The time has now come where we can usefully assess these early works in terms both of their relevance to his later work as well as their intrinsic worth, both responses to the general neglect that they have suffered through the years. A number of the films, as I have mentioned earlier, have definite similarities and connections with his later work. The quota and the 'quota quickies' had a profound effect on the British film industry and dominated Powell's early films, but it is possible to speculate that their influence on him may have had more lasting effects.

Initially, Powell's work for Korda resembled the kind of films he had been making for years. The Spy in Black reunited him with produce Irving Asher, and it was another thriller subject, as was his following film Contraband, which was based on a script by Brock Williams. It was on these two films, however, that Powell began his long association with Emeric Pressburger.

Establishing The Archers in 1942, Powell and Pressburger inaugurated a series of increasingly ambitious and idiosyncratic films; Powell has often stressed the fact that until 1947 these were all original screenplays and not adaptations. His pride in this is easier to understand if one remembers how many of the films made in Britain during the 1930s were adapted from books or plays.

 

That Powell's films with the inception of The Archers should have been so bold and so at odds with the mainstream can in the main be traced to elements in his ambitious but under-financed films of the 1930s, and attributed of course to the collaboration with Pressburger. These films were variously accused of being dilatory, unfocused, undisciplined and even subversive. C.A. Lejeune, an early champion of Powell's work, reviewing The Life and Death of Colonel Blimp in 1943, concluded it with the exasperated 'What is it really about?'

However, Powell's films of the 1940s can also be seen as constituting a reaction to the confining limitations of the 'quota' films, with their minuscule budgets, short shooting schedules and their total avoidance of any kind of experimentation. As early as 1938, Powell said that '... many so-called second features were really mass-produced mediocrities and did the cinema much harm' (Film Weekly, August 1938). In view of Powell's background in these films, it is perhaps no surprise that given the chance, he wanted to get away as far as he could from the intense discipline and rigour of the style and content that was imposed in making them. Much the same can be said for Alexander Korda, who began directing in Britain by making ''quota' films for Paramount.

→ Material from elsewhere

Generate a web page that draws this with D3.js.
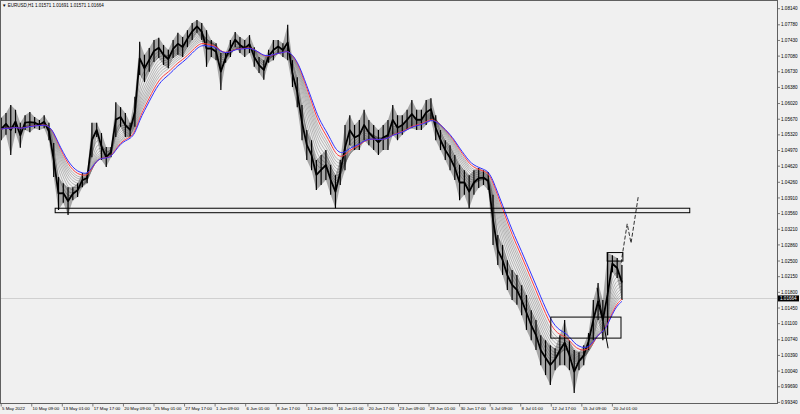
<!DOCTYPE html>
<html><head><meta charset="utf-8">
<script src="https://cdn.jsdelivr.net/npm/d3@7"></script>
<style>body{margin:0;background:#f0f0f0;} svg{display:block}</style>
</head><body><svg id="c" width="800" height="414"></svg>
<script>
// ---------------- data ----------------
const headerText = "\u25BC EURUSD,H1  1.01571 1.01691 1.01571 1.01664";
const priceLabels = ["1.08140","1.07780","1.07430","1.07080","1.06730","1.06380","1.06020","1.05670","1.05320","1.04970","1.04620","1.04260","1.03910","1.03560","1.03210","1.02860","1.02500","1.02150","1.01800","1.01450","1.01100","1.00740","1.00390","1.00040","0.99690","0.99340"];
const timeLabels = ["5 May 2022","10 May 09:00","13 May 01:00","17 May 17:00","20 May 09:00","25 May 01:00","27 May 17:00","1 Jun 09:00","6 Jun 01:00","8 Jun 17:00","13 Jun 09:00","16 Jun 01:00","20 Jun 17:00","23 Jun 09:00","28 Jun 01:00","30 Jun 17:00","5 Jul 09:00","8 Jul 01:00","12 Jul 17:00","15 Jul 09:00","20 Jul 01:00"];
const timeLabelBars = [0,64,128,192,256,320,384,448,512,576,640,704,768,832,896,960,1024,1088,1152,1216,1280];
const barsPerSample = 10;
const highs = [1.0570,1.0581,1.0599,1.0588,1.0559,1.0576,1.0583,1.0572,1.0565,1.0576,
1.0559,1.0514,1.0438,1.0424,1.0415,1.0415,1.0424,1.0447,1.0447,1.0559,
1.0559,1.0536,1.0505,1.0505,1.0605,1.0594,1.0581,1.0559,1.0617,1.0740,
1.0711,1.0726,1.0744,1.0749,1.0733,1.0722,1.0744,1.0760,1.0751,1.0766,
1.0782,1.0789,1.0782,1.0766,1.0744,1.0737,1.0715,1.0715,1.0744,1.0762,
1.0751,1.0744,1.0755,1.0728,1.0706,1.0699,1.0722,1.0744,1.0744,1.0737,
1.0778,1.0699,1.0661,1.0599,1.0543,1.0520,1.0476,1.0487,1.0498,1.0465,
1.0442,1.0476,1.0554,1.0576,1.0554,1.0565,1.0588,1.0565,1.0554,1.0543,
1.0554,1.0565,1.0599,1.0576,1.0576,1.0588,1.0610,1.0588,1.0588,1.0610,
1.0614,1.0576,1.0543,1.0520,1.0509,1.0487,1.0465,1.0453,1.0442,1.0453,
1.0458,1.0453,1.0449,1.0398,1.0308,1.0286,1.0252,1.0230,1.0219,1.0196,
1.0174,1.0140,1.0118,1.0084,1.0073,1.0062,1.0055,1.0084,1.0118,1.0073,
1.0051,1.0046,1.0062,1.0089,1.0163,1.0201,1.0163,1.0268,1.0263,1.0257,
1.0241];
const lows = [1.0520,1.0532,1.0487,1.0536,1.0503,1.0543,1.0538,1.0547,1.0543,1.0547,
1.0520,1.0438,1.0364,1.0380,1.0353,1.0386,1.0393,1.0415,1.0424,1.0482,
1.0527,1.0476,1.0460,1.0482,1.0527,1.0550,1.0527,1.0527,1.0550,1.0666,
1.0650,1.0673,1.0695,1.0704,1.0688,1.0681,1.0704,1.0711,1.0706,1.0728,
1.0744,1.0760,1.0744,1.0684,1.0706,1.0699,1.0632,1.0693,1.0706,1.0728,
1.0715,1.0706,1.0715,1.0684,1.0670,1.0655,1.0693,1.0699,1.0715,1.0706,
1.0699,1.0639,1.0594,1.0520,1.0476,1.0453,1.0409,1.0420,1.0431,1.0398,
1.0368,1.0420,1.0453,1.0509,1.0498,1.0498,1.0520,1.0509,1.0498,1.0487,
1.0498,1.0498,1.0532,1.0520,1.0532,1.0543,1.0547,1.0543,1.0543,1.0554,
1.0565,1.0520,1.0498,1.0476,1.0453,1.0431,1.0386,1.0398,1.0368,1.0398,
1.0413,1.0420,1.0409,1.0286,1.0241,1.0219,1.0185,1.0163,1.0152,1.0129,
1.0096,1.0073,1.0051,1.0017,0.9995,0.9973,1.0006,1.0017,1.0017,1.0006,
0.9955,1.0006,1.0017,1.0051,1.0073,1.0118,1.0073,1.0084,1.0225,1.0212,
1.0163];
const lastPrice = 1.01664;
const ribbonPeriods = [2,2.75,3.5,4.25,5,5.75,6.5,7.25,8];
const redPeriod = 9, bluePeriod = 10;
// drawn objects: [bar1, bar2, price1, price2]
const rectangles = [[113,1442,1.0368,1.0358],[1151,1298,1.01247,1.00777],[1269,1302,1.02689,1.02499]];
const trendLine = [[1248,1.0190],[1271,1.0055]];
const projection = [[1298,1.0245],[1311,1.0333],[1319,1.0290],[1334,1.0393]];

// ---------------- drawing ----------------
const svg = d3.select("#c");
const W = 800, H = 414;
const plotRight = 777.5, plotBottom = 403.5;
const x = d3.scaleLinear().domain([0,1300]).range([1.2,621.95]);
const y = d3.scaleLinear().domain([0.99340,1.08140]).range([402.4,8.7]);
const font = "'Liberation Sans', Arial, sans-serif";

svg.append("rect").attr("width",W).attr("height",H).attr("fill","#f0f0f0");

// current price line
svg.append("line").attr("x1",0).attr("x2",plotRight).attr("y1",Math.round(y(lastPrice))+0.5).attr("y2",Math.round(y(lastPrice))+0.5)
  .attr("stroke","#c8c8c8").attr("stroke-width",0.8);

const samples = highs.map((h,i)=>({bar:i*barsPerSample, hi:h, lo:lows[i], mid:(h+lows[i])/2}));

function ema(period){
  const a = 2/(period+1); let v = samples[0].mid;
  return samples.map((s,i)=>{ if(i>0) v = v + a*(s.mid - v); return {bar:s.bar, v}; });
}
const maLine = d3.line().x(d=>x(d.bar)).y(d=>y(d.v)).curve(d3.curveBasis);

// ribbon (under price)
const rib = svg.append("g");
ribbonPeriods.forEach(p=>{
  rib.append("path").datum(ema(p)).attr("d",maLine).attr("fill","none").attr("stroke","#7a7a7a").attr("stroke-width",0.6).attr("stroke-opacity",0.85);
});

// price: light hi/lo envelope, core line and hi/lo whiskers
svg.append("path").datum(samples)
  .attr("d", d3.area().x(d=>x(d.bar)).y0(d=>y(d.lo)).y1(d=>y(d.hi)).curve(d3.curveLinear))
  .attr("fill","#000").attr("fill-opacity",0.3);
svg.append("path").datum(samples)
  .attr("d", d3.line().x(d=>x(d.bar)).y(d=>y(d.mid)))
  .attr("fill","none").attr("stroke","#000").attr("stroke-width",1.8).attr("stroke-linejoin","round");
svg.append("g").selectAll("line").data(samples).join("line")
  .attr("x1",d=>x(d.bar)).attr("x2",d=>x(d.bar)).attr("y1",d=>y(d.hi)).attr("y2",d=>y(d.lo))
  .attr("stroke","#000").attr("stroke-width",1.2);

svg.append("path").datum(ema(redPeriod)).attr("d",maLine).attr("fill","none").attr("stroke","#ff4040").attr("stroke-width",1);
svg.append("path").datum(ema(bluePeriod)).attr("d",maLine).attr("fill","none").attr("stroke","#3030ff").attr("stroke-width",1);

// drawn objects
svg.append("g").selectAll("rect").data(rectangles).join("rect")
  .attr("x",d=>x(d[0])).attr("width",d=>x(d[1])-x(d[0]))
  .attr("y",d=>y(d[2])).attr("height",d=>y(d[3])-y(d[2]))
  .attr("fill","none").attr("stroke","#000").attr("stroke-width",1);
svg.append("path").attr("d",d3.line().x(d=>x(d[0])).y(d=>y(d[1]))(trendLine)).attr("stroke","#000").attr("stroke-width",1).attr("fill","none");
svg.append("path").attr("d",d3.line().x(d=>x(d[0])).y(d=>y(d[1]))(projection)).attr("stroke","#000").attr("stroke-width",0.8).attr("stroke-dasharray","4,2").attr("fill","none");

// frame
svg.append("rect").attr("x",0.5).attr("y",0.5).attr("width",plotRight-0.5).attr("height",plotBottom-0.5)
  .attr("fill","none").attr("stroke","#606060").attr("stroke-width",1);

// y axis labels
const yAxis = svg.append("g");
priceLabels.forEach(t=>{
  const v = +t, yy = y(v);
  yAxis.append("line").attr("x1",plotRight).attr("x2",plotRight+2.5).attr("y1",yy).attr("y2",yy).attr("stroke","#606060").attr("stroke-width",0.8);
  yAxis.append("text").attr("x",781).attr("y",yy).attr("dy","0.35em").text(t)
    .attr("font-family",font).attr("font-size",4.6).attr("fill","#000");
});
// last price box
const ly = y(lastPrice);
svg.append("rect").attr("x",778).attr("y",ly-3).attr("width",21).attr("height",6).attr("fill","#000");
svg.append("text").attr("x",780).attr("y",ly).attr("dy","0.35em").text(lastPrice.toFixed(5))
  .attr("font-family",font).attr("font-size",4.6).attr("fill","#fff");

// x axis labels
const xAxis = svg.append("g");
timeLabels.forEach((t,i)=>{
  const xx = x(timeLabelBars[i]);
  xAxis.append("line").attr("x1",xx).attr("x2",xx).attr("y1",plotBottom).attr("y2",plotBottom+3).attr("stroke","#606060").attr("stroke-width",0.8);
  xAxis.append("text").attr("x",xx+0.8).attr("y",408.5).attr("dy","0.35em").text(t)
    .attr("font-family",font).attr("font-size",4.4).attr("fill","#000");
});

// header
svg.append("text").attr("x",2).attr("y",5).attr("dy","0.35em").text(headerText)
  .attr("font-family",font).attr("font-size",4.5).attr("fill","#000");
</script></body></html>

After his last feature-length production as overall producer and director, Age of Consent in 1969, Powell returned to making shorter, lower-budget films with The Boy Who Turned Yellow, which also reunited him with Emeric Pressburger and cinematographer Christopher Challis in 1972. In many ways, Powell's career turned full circle. In 1978 he made his BBC Return to The Edge of the World to bookend a screening of that film, reunited with some of the cast and crew of his first breakthrough film. Subsequently he went to work for Francis Ford Coppola at Zoetrope Studios. While he was there, he collaborated on Coppola's 'electronic cinema', a labour-saving technique that has much in common with the 'independent frame' experiment that Powell ran at Rank in the late 1940s.

Powell's early and newly rediscovered films (only three of which have so far been showed on television) are a valuable resource in themselves as well as primers for Powell's better known later work, and films such as Crown v. Stevens and Phantom Light now run no risk of being forgotten.